The Doty boys were following in the footsteps of their father, who had been a conscientious objector during World War I.

Orin Doty was born in Oelwein, Iowa, and was reared in northeastern Iowa until the family moved to Minnesota. He graduated from high school in Virginia, Minn., in 1945. Doty, his first wife and two daughters eventually settled in south Minneapolis. He married his second wife, June, in 1991 in Elk River. He moved to Rochester in the early 2000s.

Doty had a long association with peace activists. "He joined the Twin Cities Friends Meeting, the Quakers, for many years in the '50s, '60s and '70s," said Lisa Osman.

Quakers are well known for their pacifism. Eventually, though, Doty became skeptical of organized religion, as he sometimes expressed in letters to the editor of the Post-Bulletin.

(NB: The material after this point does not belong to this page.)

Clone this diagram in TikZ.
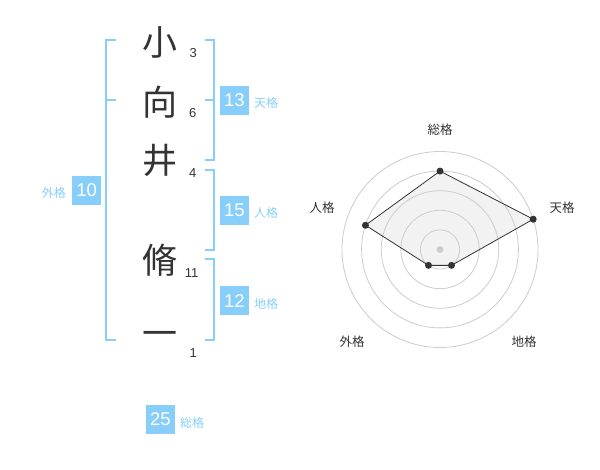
\documentclass[tikz,border=0pt]{standalone}
\usepackage{fontspec}
\usetikzlibrary{calc}
\setmainfont{Liberation Sans}
\newfontfamily\jp{Noto Sans CJK JP}
\definecolor{sky}{HTML}{87CEFA}
\definecolor{ink}{HTML}{333333}
\definecolor{ring}{HTML}{CCCCCC}
\definecolor{area}{HTML}{F2F2F2}
\tikzset{
  kanji/.style={inner sep=0pt, text=ink, font=\jp\fontsize{35}{35}\selectfont},
  strokes/.style={inner sep=0pt, text=ink, font=\fontsize{13}{13}\selectfont},
  numbox/.style={fill=sky, text=white, minimum width=29pt, minimum height=29pt, inner sep=0pt, font=\fontsize{18.5}{18.5}\selectfont},
  kaku/.style={inner sep=0pt, text=sky, font=\jp\fontsize{12}{12}\selectfont},
  bracket/.style={draw=sky, line width=2pt},
  ringline/.style={draw=ring, line width=0.8pt},
  axislabel/.style={inner sep=0pt, text=ink, font=\jp\fontsize{12.5}{12.5}\selectfont},
  pt/.style={circle, fill=ink, inner sep=0pt, minimum size=7pt},
}
\begin{document}
\begin{tikzpicture}[x=1pt,y=-1pt]
\useasboundingbox (0,0) rectangle (600,470);
% characters
\node[kanji] (c1) at (160,42) {小};
\node[kanji] (c2) at (160,102) {向};
\node[kanji] (c3) at (160,160) {井};
\node[kanji] (c4) at (160,260) {脩};
\node[kanji] (c5) at (160,339) {一};
% stroke counts
\node[strokes] (s1) at (193.3,53.3) {3};
\node[strokes] (s2) at (192.7,113.3) {6};
\node[strokes] (s3) at (192.7,173.3) {4};
\node[strokes] (s4) at (191.7,273.3) {11};
\node[strokes] (s5) at (193.3,353.3) {1};
% outer bracket (left)
\draw[bracket] (116,40) -- (106,40) -- (106,340) -- (116,340);
\draw[bracket] (106,100) -- (116,100);
% right brackets
\draw[bracket] (205,40) -- (214.3,40) -- (214.3,160) -- (205,160);
\draw[bracket] (205,100) -- (214.3,100);
\draw[bracket] (205,170) -- (214.3,170) -- (214.3,250) -- (205,250);
\draw[bracket] (205,259.5) -- (214.3,259.5) -- (214.3,340) -- (205,340);
% boxes and labels
\node[numbox] (b1) at (234.5,100.3) {13};
\node[kaku, anchor=west] (l1) at (254,103.3) {天格};
\node[numbox] (b2) at (234.5,210.3) {15};
\node[kaku, anchor=west] (l2) at (254,213.3) {人格};
\node[numbox] (b3) at (234.5,300.7) {12};
\node[kaku, anchor=west] (l3) at (254,303.7) {地格};
\node[numbox] (b4) at (86.7,190.3) {10};
\node[kaku, anchor=east] (l4) at (66,193.3) {外格};
\node[numbox] (b5) at (160.5,419.5) {25};
\node[kaku, anchor=west] (l5) at (180,422.5) {総格};
% radar chart
\coordinate (C) at (440,249.5);
\coordinate (pSou) at ($(C)+(-90:78.4)$);
\coordinate (pTen) at ($(C)+(-18:98)$);
\coordinate (pChi) at ($(C)+(54:19.6)$);
\coordinate (pGai) at ($(C)+(126:19.6)$);
\coordinate (pJin) at ($(C)+(-162:78.4)$);
\fill[area] (pSou) -- (pTen) -- (pChi) -- (pGai) -- (pJin) -- cycle;
\foreach \r in {19.6,39.2,58.8,78.4,98} {
  \draw[ringline] (C) circle[radius=\r];
}
\draw[draw=ink, line width=0.8pt] (pSou) -- (pTen) -- (pChi) -- (pGai) -- (pJin) -- cycle;
\fill[ring] (C) circle[radius=3.5];
\foreach \p in {pSou,pTen,pChi,pGai,pJin} {
  \node[pt] (d\p) at (\p) {};
}
\node[axislabel] (aSou) at (440,130) {総格};
\node[axislabel] (aTen) at (562,208) {天格};
\node[axislabel] (aJin) at (322,208) {人格};
\node[axislabel] (aGai) at (352,342) {外格};
\node[axislabel] (aChi) at (524,342) {地格};
\end{tikzpicture}
\end{document}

Indeed, Doty was one of the "regulars" who wrote letters to the editor on nearly a monthly basis. His letters arrived neatly typed (on a typewriter, not a computer), written in often poetic language, and boldly signed.

His final letter to the Post-Bulletin, dated Aug. 1, 2016, commented on the recent political party conventions. It was vintage Doty: "We can each contribute according to our ability to a more civil and humane world," he wrote.

Or, as the bumper sticker on Doty's scooter chair proclaimed, "Believe in Good."